The students abducted on the 26th were students of Ayotzinapa Normal School (officially Raúl Isidro Burgos Teachers College), which is notorious for involvement in student activism, and for using radical protesting techniques. Official reports from September 26th-27th suggest that the students had attempted to commandeer buses to Mexico City and march in memoriam of the 1968 Tlatelolco massacre, before being intercepted by police, although theories and suspicions still abound over what actually happened. The most widely accepted and propagated is that Iguala’s mayor, José Luis Abarca Velázquez, and his wife, María de los Ángeles Pineda Villa (sister of some of Guerrero’s Beltrán-Leyva Cartel members), planned the abduction and devised the interception of the buses taking them to that country’s capital.

After rounding up the students who remained alive despite the shoot-out provoked by the attempted abduction, reports claim they were more than likely handed to Guerrero crime organisation ‘Guerreros Unidos’ (‘Warriors United’), who murdered and burned the bodies in a mass grave. Perhaps the most unsettling part of the story comes with the October 5th discovery of several mass graves near to Iguala. None of the 28 bodies in the first, nor those in the other four graves, corresponded to the disappeared students. In fact, only two of the students have been positively identified and confirmed dead, and protest banners displaying the 43 students’ ID photos have continued to haunt towns and cities across Mexico since the day they disappeared.

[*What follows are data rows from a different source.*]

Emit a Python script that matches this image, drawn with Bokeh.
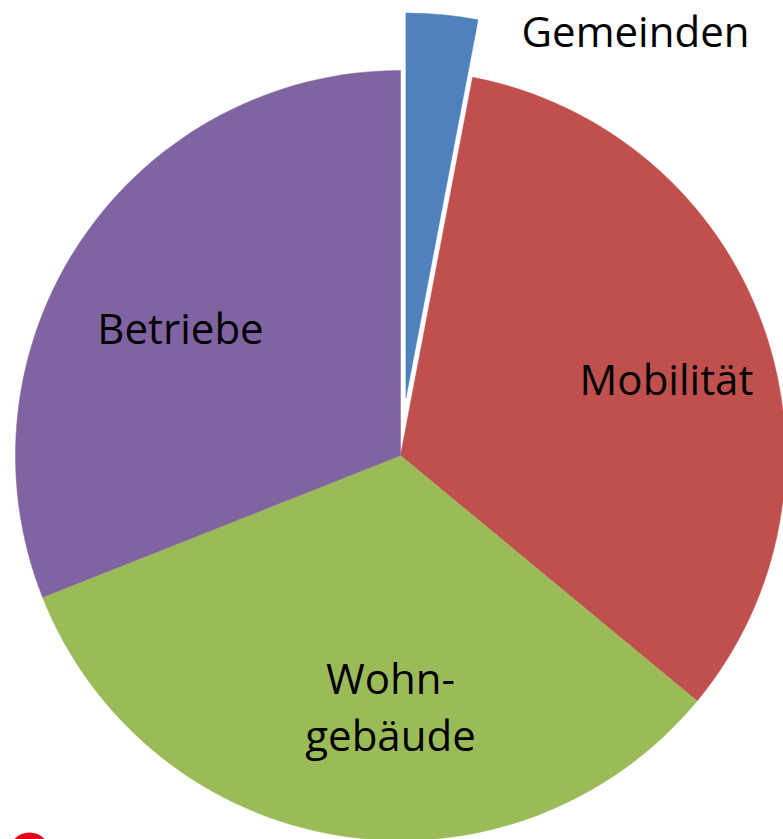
import numpy as np
from bokeh.plotting import figure
from bokeh.models import Range1d, ColumnDataSource
from bokeh.core.properties import value
from bokeh.embed import file_html
from bokeh.resources import INLINE

# Data
categories = ["Gemeinden", "Mobilität", "Wohngebäude", "Betriebe"]
shares = [3, 33, 33, 31]
label_texts = ["Gemeinden", "Mobilität", "Wohn-\ngebäude", "Betriebe"]

# Style / layout
colors = ["#4F81BD", "#C0504D", "#9BBB59", "#8064A2"]
explode = [0.15, 0.0, 0.0, 0.0]
W, H = 783, 839
cx, cy = 400, H - 455
R = 385
label_pos = [(635, H - 30), (666, H - 378), (390, H - 705), (180, H - 327)]

vals = np.array(shares, dtype=float)
frac = vals / vals.sum()
cum = np.concatenate([[0], np.cumsum(frac)])
start = np.pi / 2 - 2 * np.pi * cum[1:]
end = np.pi / 2 - 2 * np.pi * cum[:-1]
mid = (start + end) / 2
ex = np.array(explode) * R
xs = cx + ex * np.cos(mid)
ys = cy + ex * np.sin(mid)

src = ColumnDataSource(dict(x=xs, y=ys, start=start, end=end, color=colors, cat=categories))

p = figure(width=W, height=H, x_range=Range1d(0, W), y_range=Range1d(0, H),
           output_backend="svg", toolbar_location=None, min_border=0)
p.axis.visible = False
p.grid.visible = False
p.outline_line_color = None
p.background_fill_color = "white"

p.wedge(x="x", y="y", radius=R, start_angle="start", end_angle="end",
        fill_color="color", line_color="color", line_width=0.5, source=src)

# decorative logo fragment at the bottom-left
p.scatter(x=[29], y=[H - 853], size=42, marker="circle", fill_color="#E2001A", line_color=None)

lx = [pt[0] for pt in label_pos]
ly = [pt[1] for pt in label_pos]
p.text(x=lx, y=ly, text=label_texts, text_font=value("Open Sans"),
       text_font_size="42px", text_align="center", text_baseline="middle",
       text_color="black", text_line_height=1.0)

open("out.html", "w").write(file_html(p, INLINE))
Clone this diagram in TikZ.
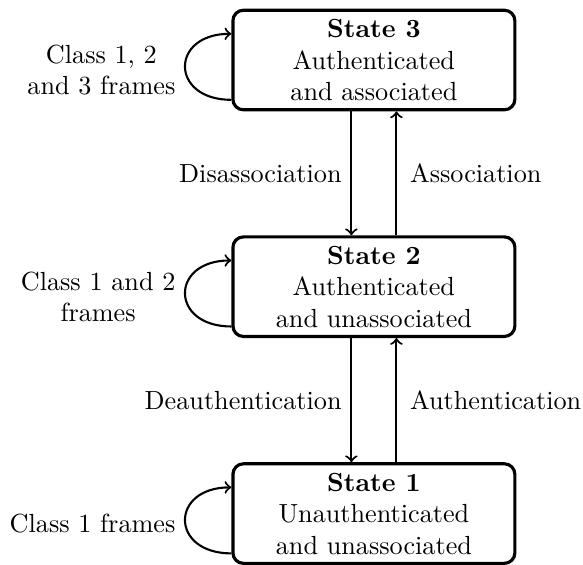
\documentclass[tikz,border=0pt]{standalone}
\usetikzlibrary{calc}
\tikzset{
  statebox/.style={draw, line width=1.2pt, rounded corners=4pt, minimum width=107.6pt, minimum height=38pt, align=center, inner sep=2pt},
  conn/.style={->, line width=0.8pt},
  looplabel/.style={left, align=center, yshift=-1.3pt}
}
\begin{document}
\begin{tikzpicture}
\useasboundingbox (0,0) rectangle (222.5pt,-215.3pt);
\node[statebox] (s3) at (142.7pt,-22.9pt) {\textbf{State 3}\\Authenticated\\and associated};
\node[statebox] (s2) at (142.7pt,-109.4pt) {\textbf{State 2}\\Authenticated\\and unassociated};
\node[statebox] (s1) at (142.7pt,-196.0pt) {\textbf{State 1}\\Unauthenticated\\and unassociated};

\draw[conn] ([xshift=-8.6pt]s3.south) -- ([xshift=-8.6pt]s2.north) node[midway,left] {Disassociation};
\draw[conn] ([xshift=8.6pt]s2.north) -- ([xshift=8.6pt]s3.south) node[midway,right,xshift=1.5pt] {Association};
\draw[conn] ([xshift=-8.6pt]s2.south) -- ([xshift=-8.6pt]s1.north) node[midway,left] {Deauthentication};
\draw[conn] ([xshift=8.6pt]s1.north) -- ([xshift=8.6pt]s2.south) node[midway,right,xshift=1.5pt] {Authentication};

\draw[conn] ([yshift=-15.2pt]s3.west) .. controls +(-23.5pt,0) and +(-23.5pt,0) .. ([yshift=10pt]s3.west) node[midway,looplabel] {Class 1, 2\\and 3 frames};
\draw[conn] ([yshift=-15.2pt]s2.west) .. controls +(-23.5pt,0) and +(-23.5pt,0) .. ([yshift=10pt]s2.west) node[midway,looplabel] {Class 1 and 2\\frames};
\draw[conn] ([yshift=-15.2pt]s1.west) .. controls +(-23.5pt,0) and +(-23.5pt,0) .. ([yshift=10pt]s1.west) node[midway,looplabel] {Class 1 frames};
\end{tikzpicture}
\end{document}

Unsurprisingly, the Ayotzinapa murders provoked public outcry in Mexico with families of the deceased protesting over the poor government response, and probable involvement in the killings. During the immediate aftermath, peaceful marches centred on the country’s capital, Mexico City, and Guerrero itself. However, other protests turned violent and led to further clashes between police and military forces and protestors. Either way, Ayotzinapa confirmed what many already suspected about the local Mexican government, police and military; they were colluding on a grand scale with organised crime units.

Guadalajara, immediately after the events of September 26th 2014 | Courtesy of author

Guadalajara, immediately after the events of September 26th 2014 | Courtesy of author

On September 26th, Mexico City was the location of a march headed by the families of the deceased, alongside human rights organisations and students from local universities. Slogans such as ‘fue el estado’ (‘it was the state’), ‘vivos los llevaron, vivos los queremos’ (‘they took them alive, we want them alive’), ‘nos faltan 43’ (‘we’re missing 43’), alongside the names of the disappeared were widely visible on banners. Other cities across the country, such as Guadalajara, Morelia, Puebla and Guanajuato, as well global locations like London, also marked the tragic anniversary of the forced student disappearances. As is evidenced by the sustained public outcry over the events of two years ago, ‘Ayotzinapa vive’ (‘Ayotzinapa lives’).